_Exercise_
Begin with the first line of the material and write out each line exactly, ending with the line that contains "0.014, 0.010, 0.000]". Pictures are not part of the copy.

☆ ☆ ☆ ☆ ☆ ☆ ☆

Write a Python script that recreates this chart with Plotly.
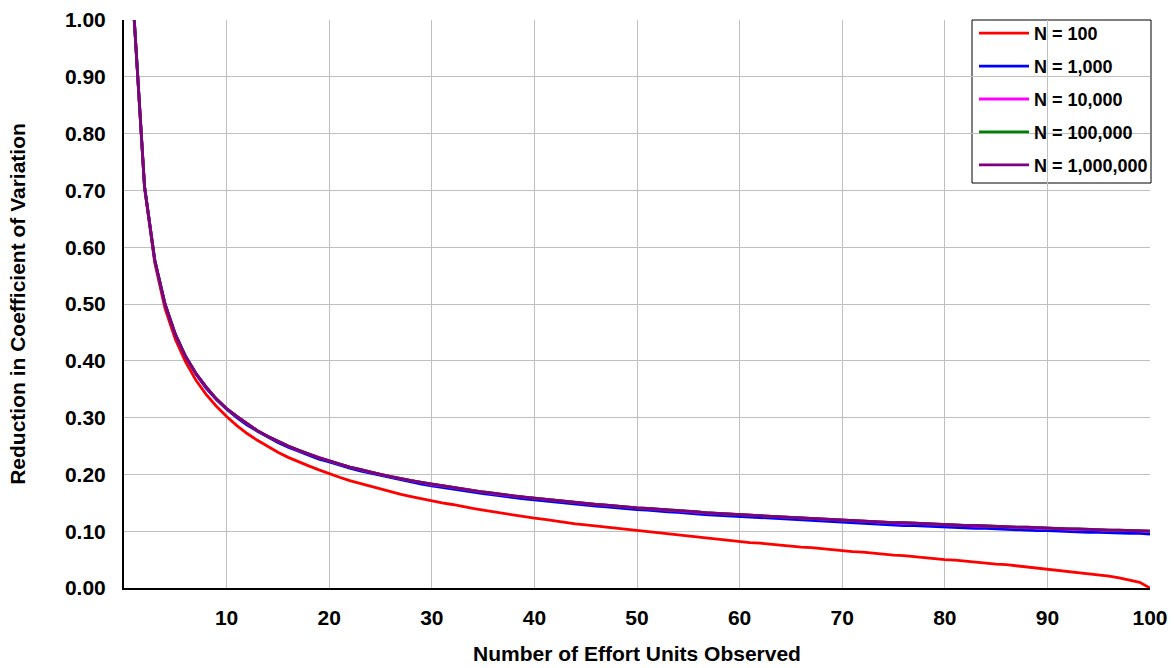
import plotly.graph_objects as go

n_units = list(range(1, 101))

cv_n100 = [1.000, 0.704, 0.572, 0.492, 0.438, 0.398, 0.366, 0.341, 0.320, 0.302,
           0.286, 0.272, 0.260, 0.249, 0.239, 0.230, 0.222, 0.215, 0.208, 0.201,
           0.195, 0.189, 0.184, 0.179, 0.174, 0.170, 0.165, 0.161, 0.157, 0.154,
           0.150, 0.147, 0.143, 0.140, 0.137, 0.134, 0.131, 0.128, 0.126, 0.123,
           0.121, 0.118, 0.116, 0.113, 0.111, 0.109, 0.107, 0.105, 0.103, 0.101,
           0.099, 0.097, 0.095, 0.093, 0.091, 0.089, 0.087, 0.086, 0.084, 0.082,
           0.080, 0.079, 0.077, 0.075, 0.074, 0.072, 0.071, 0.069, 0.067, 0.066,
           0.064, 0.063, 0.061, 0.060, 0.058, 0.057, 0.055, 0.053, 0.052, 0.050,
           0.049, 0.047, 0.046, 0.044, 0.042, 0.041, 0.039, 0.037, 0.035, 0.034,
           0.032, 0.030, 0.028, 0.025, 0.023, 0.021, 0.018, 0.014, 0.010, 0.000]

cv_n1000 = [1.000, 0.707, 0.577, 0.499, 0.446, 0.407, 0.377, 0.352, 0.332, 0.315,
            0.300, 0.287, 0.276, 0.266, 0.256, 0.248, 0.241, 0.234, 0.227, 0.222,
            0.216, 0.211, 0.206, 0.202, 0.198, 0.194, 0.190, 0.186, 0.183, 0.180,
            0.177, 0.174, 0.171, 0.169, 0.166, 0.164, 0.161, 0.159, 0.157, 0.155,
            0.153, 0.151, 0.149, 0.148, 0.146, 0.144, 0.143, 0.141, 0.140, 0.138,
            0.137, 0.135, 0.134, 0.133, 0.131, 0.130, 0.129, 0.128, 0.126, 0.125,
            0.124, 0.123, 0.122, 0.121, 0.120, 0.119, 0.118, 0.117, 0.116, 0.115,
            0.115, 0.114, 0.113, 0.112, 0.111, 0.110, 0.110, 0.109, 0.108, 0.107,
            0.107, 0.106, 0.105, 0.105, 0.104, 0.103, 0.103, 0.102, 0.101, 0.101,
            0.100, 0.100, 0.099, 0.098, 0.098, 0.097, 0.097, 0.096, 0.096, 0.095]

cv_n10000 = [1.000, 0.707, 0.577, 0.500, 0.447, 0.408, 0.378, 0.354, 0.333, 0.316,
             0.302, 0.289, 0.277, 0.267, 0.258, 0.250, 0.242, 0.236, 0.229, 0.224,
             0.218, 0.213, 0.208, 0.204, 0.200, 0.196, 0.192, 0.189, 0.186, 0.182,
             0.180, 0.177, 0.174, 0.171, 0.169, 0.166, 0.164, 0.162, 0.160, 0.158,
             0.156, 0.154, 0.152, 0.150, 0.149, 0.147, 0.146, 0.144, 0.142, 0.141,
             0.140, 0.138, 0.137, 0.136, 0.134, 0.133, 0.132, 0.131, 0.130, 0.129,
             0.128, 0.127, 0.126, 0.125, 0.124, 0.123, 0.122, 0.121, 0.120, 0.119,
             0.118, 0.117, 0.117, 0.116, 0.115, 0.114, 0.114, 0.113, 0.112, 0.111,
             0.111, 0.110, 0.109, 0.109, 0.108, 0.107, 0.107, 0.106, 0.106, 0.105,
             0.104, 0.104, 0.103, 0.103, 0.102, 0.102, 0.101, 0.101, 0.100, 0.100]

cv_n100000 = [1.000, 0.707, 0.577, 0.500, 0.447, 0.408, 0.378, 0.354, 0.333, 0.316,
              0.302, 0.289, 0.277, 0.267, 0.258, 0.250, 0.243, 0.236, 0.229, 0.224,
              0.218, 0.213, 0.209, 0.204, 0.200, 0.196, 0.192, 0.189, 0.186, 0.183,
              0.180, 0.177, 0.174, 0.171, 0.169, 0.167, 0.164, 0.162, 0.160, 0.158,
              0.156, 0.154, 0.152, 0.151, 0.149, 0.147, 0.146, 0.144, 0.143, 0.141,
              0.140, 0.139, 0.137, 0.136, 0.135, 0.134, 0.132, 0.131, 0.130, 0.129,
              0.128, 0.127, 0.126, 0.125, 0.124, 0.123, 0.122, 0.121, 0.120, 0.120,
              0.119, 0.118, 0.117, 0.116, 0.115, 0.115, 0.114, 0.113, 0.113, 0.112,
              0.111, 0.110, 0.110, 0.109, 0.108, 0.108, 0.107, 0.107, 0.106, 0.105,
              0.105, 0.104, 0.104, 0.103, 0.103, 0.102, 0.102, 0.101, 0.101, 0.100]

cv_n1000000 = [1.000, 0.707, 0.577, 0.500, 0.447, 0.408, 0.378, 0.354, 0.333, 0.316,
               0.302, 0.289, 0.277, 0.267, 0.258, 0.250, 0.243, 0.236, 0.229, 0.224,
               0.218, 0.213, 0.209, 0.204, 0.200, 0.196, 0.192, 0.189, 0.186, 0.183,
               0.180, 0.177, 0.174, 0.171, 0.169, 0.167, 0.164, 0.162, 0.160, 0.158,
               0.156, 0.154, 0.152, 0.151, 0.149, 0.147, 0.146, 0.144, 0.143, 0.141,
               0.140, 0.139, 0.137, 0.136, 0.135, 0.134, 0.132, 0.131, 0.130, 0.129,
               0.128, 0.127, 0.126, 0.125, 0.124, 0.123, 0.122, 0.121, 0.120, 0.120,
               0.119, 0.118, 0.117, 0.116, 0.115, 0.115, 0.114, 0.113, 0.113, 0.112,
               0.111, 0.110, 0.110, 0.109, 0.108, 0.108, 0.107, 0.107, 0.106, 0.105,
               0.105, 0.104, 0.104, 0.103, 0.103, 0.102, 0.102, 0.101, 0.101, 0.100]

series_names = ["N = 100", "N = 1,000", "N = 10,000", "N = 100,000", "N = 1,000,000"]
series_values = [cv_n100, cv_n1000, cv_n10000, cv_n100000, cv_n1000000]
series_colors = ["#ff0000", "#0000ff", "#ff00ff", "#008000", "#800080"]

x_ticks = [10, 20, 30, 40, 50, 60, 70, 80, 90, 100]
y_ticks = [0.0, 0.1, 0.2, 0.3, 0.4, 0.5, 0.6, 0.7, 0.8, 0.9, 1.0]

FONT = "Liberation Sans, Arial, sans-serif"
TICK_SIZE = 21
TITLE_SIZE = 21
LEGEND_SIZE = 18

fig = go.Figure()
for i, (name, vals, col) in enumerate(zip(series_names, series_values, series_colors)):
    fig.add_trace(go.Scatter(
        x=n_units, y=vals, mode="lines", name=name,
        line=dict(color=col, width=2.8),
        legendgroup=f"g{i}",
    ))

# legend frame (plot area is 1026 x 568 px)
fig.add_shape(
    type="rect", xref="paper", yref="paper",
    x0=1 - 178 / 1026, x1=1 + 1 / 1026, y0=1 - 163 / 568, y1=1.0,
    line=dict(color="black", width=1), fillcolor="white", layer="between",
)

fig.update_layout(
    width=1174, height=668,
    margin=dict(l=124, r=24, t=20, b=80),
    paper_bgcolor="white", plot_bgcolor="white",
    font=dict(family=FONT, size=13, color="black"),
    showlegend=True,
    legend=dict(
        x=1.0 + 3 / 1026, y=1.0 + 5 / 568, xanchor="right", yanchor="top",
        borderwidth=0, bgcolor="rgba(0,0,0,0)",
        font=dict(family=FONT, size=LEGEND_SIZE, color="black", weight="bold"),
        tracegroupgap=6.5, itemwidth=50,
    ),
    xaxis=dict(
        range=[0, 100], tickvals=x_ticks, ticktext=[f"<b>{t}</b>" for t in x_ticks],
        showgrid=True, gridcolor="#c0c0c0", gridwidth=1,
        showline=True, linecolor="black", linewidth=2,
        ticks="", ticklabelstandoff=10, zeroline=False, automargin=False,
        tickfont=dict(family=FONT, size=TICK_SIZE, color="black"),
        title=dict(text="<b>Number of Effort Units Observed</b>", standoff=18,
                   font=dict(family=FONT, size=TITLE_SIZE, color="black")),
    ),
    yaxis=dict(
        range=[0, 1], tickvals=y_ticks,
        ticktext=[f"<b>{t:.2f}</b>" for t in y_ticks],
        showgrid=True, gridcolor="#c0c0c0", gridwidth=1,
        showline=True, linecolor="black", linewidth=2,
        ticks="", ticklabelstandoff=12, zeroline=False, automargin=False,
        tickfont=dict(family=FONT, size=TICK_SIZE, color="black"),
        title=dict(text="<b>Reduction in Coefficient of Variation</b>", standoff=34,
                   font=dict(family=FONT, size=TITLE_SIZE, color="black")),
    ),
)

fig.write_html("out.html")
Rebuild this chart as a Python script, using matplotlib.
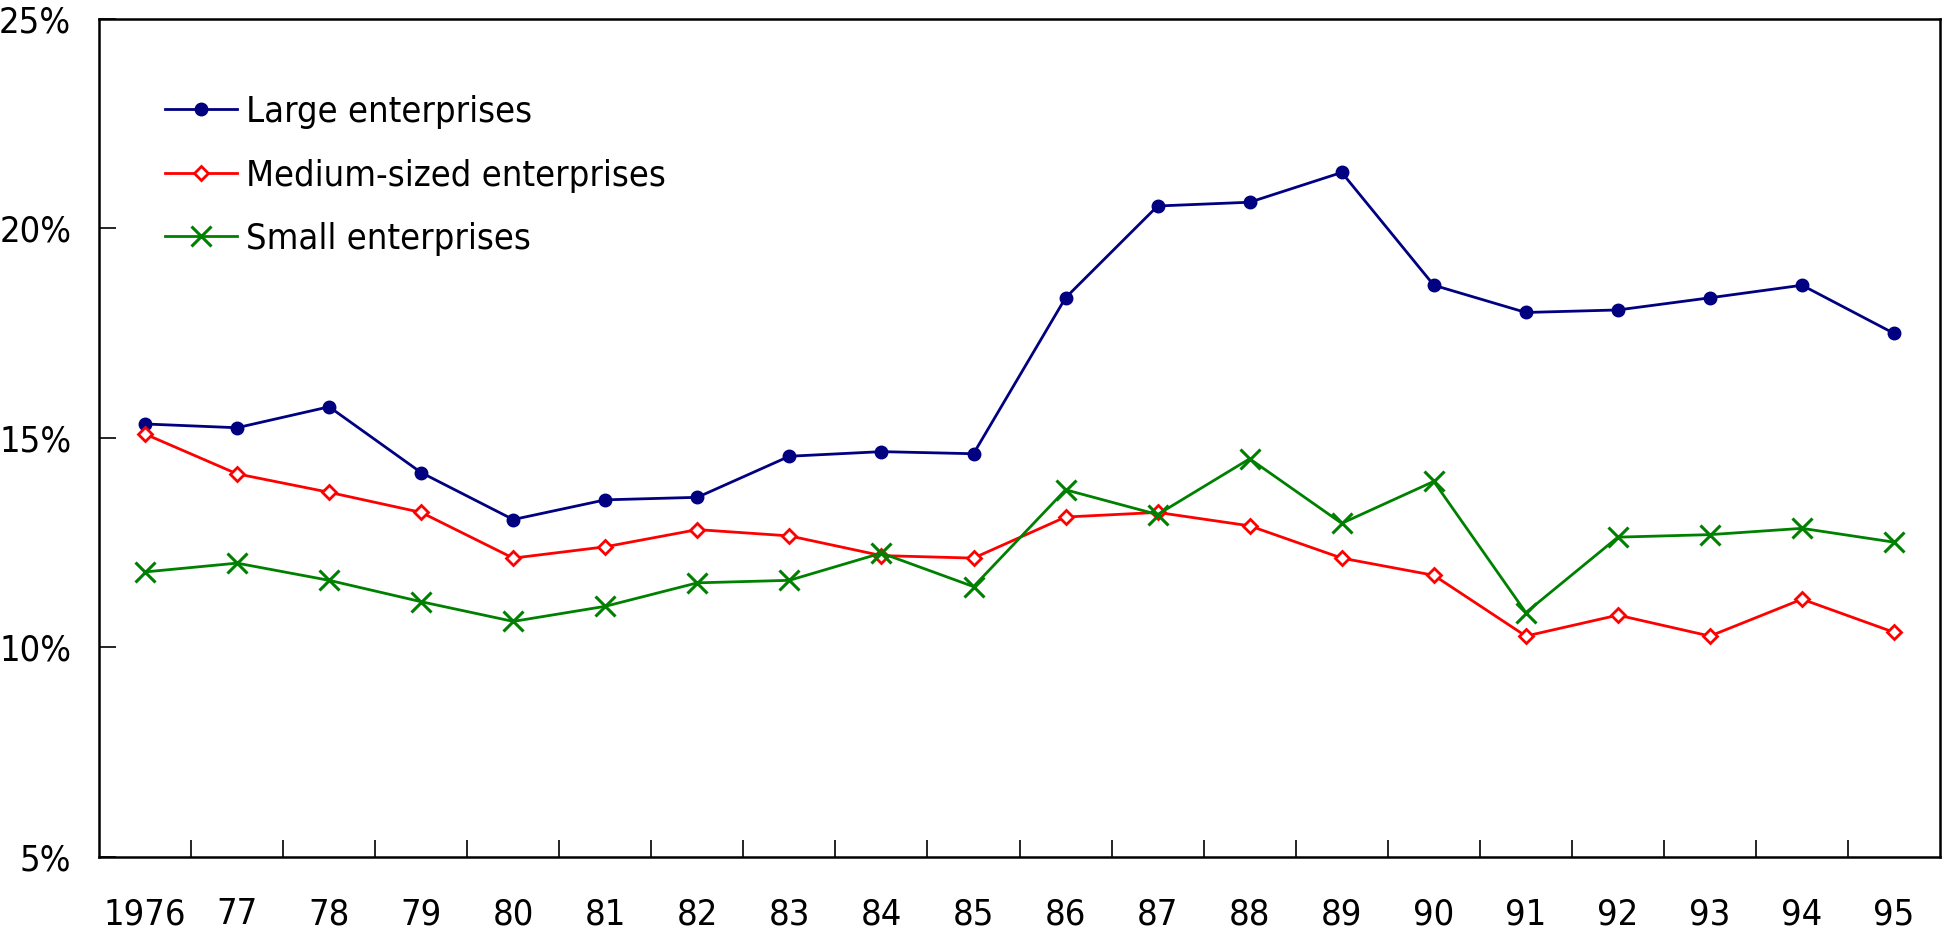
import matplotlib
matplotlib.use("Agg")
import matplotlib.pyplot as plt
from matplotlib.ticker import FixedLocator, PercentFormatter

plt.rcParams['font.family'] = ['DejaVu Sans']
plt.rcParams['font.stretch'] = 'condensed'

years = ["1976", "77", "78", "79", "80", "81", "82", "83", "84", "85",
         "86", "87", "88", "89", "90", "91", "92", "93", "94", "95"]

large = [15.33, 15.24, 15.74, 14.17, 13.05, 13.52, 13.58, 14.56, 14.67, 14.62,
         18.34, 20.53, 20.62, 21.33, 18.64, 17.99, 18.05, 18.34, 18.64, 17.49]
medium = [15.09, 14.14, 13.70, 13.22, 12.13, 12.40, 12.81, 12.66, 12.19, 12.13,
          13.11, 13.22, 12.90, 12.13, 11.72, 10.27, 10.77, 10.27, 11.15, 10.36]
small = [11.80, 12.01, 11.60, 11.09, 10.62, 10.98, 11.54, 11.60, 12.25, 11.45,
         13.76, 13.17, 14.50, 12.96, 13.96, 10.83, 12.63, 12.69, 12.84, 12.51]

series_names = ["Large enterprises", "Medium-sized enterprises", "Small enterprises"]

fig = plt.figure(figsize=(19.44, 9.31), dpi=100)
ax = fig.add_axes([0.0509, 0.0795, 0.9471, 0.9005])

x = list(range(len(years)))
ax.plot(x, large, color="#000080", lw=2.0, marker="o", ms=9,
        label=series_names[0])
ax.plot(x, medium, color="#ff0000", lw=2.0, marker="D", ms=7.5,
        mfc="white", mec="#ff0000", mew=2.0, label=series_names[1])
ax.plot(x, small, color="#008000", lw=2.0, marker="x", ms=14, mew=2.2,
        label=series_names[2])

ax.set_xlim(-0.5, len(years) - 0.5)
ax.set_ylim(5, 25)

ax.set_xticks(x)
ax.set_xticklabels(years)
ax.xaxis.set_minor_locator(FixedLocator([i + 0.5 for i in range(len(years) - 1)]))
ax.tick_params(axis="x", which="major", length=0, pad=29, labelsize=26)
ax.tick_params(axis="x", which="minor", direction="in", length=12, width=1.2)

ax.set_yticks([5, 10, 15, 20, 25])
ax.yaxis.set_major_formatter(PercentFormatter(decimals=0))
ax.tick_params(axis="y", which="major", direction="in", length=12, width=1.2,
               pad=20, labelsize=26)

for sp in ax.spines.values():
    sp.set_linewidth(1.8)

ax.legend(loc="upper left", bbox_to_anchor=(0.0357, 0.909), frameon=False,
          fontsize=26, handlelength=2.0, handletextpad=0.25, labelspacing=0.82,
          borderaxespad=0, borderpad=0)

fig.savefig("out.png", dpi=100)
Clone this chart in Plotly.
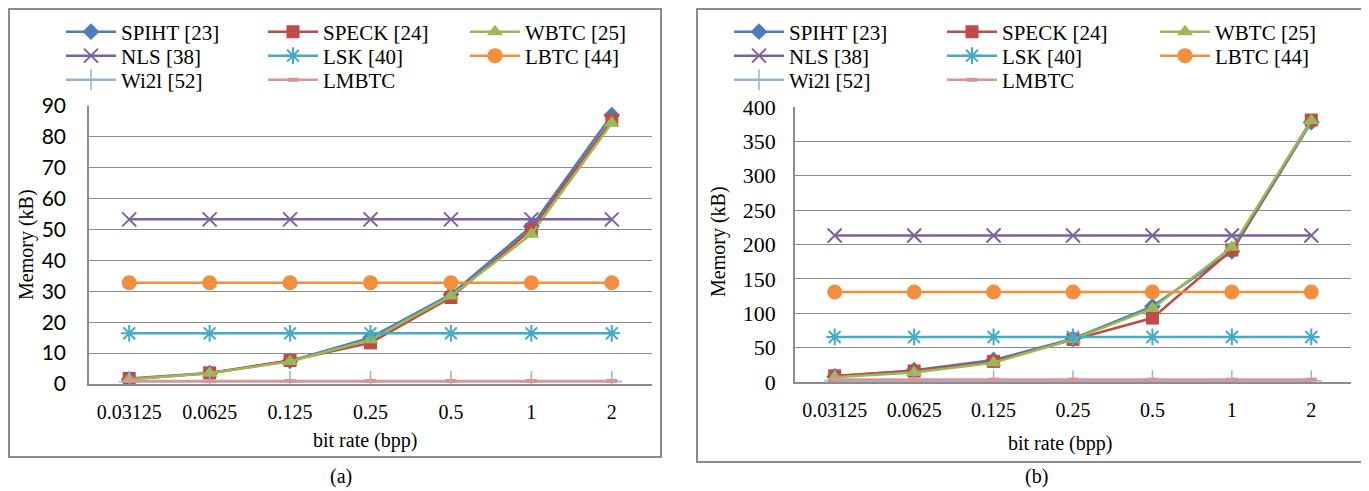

☆ ☆ ☆ ☆ ☆ ☆ ☆

_Exercise response_
Write a Python script that recreates this chart with Plotly.
import plotly.graph_objects as go

n_units = list(range(1, 101))

cv_n100 = [1.000, 0.704, 0.572, 0.492, 0.438, 0.398, 0.366, 0.341, 0.320, 0.302,
           0.286, 0.272, 0.260, 0.249, 0.239, 0.230, 0.222, 0.215, 0.208, 0.201,
           0.195, 0.189, 0.184, 0.179, 0.174, 0.170, 0.165, 0.161, 0.157, 0.154,
           0.150, 0.147, 0.143, 0.140, 0.137, 0.134, 0.131, 0.128, 0.126, 0.123,
           0.121, 0.118, 0.116, 0.113, 0.111, 0.109, 0.107, 0.105, 0.103, 0.101,
           0.099, 0.097, 0.095, 0.093, 0.091, 0.089, 0.087, 0.086, 0.084, 0.082,
           0.080, 0.079, 0.077, 0.075, 0.074, 0.072, 0.071, 0.069, 0.067, 0.066,
           0.064, 0.063, 0.061, 0.060, 0.058, 0.057, 0.055, 0.053, 0.052, 0.050,
           0.049, 0.047, 0.046, 0.044, 0.042, 0.041, 0.039, 0.037, 0.035, 0.034,
           0.032, 0.030, 0.028, 0.025, 0.023, 0.021, 0.018, 0.014, 0.010, 0.000]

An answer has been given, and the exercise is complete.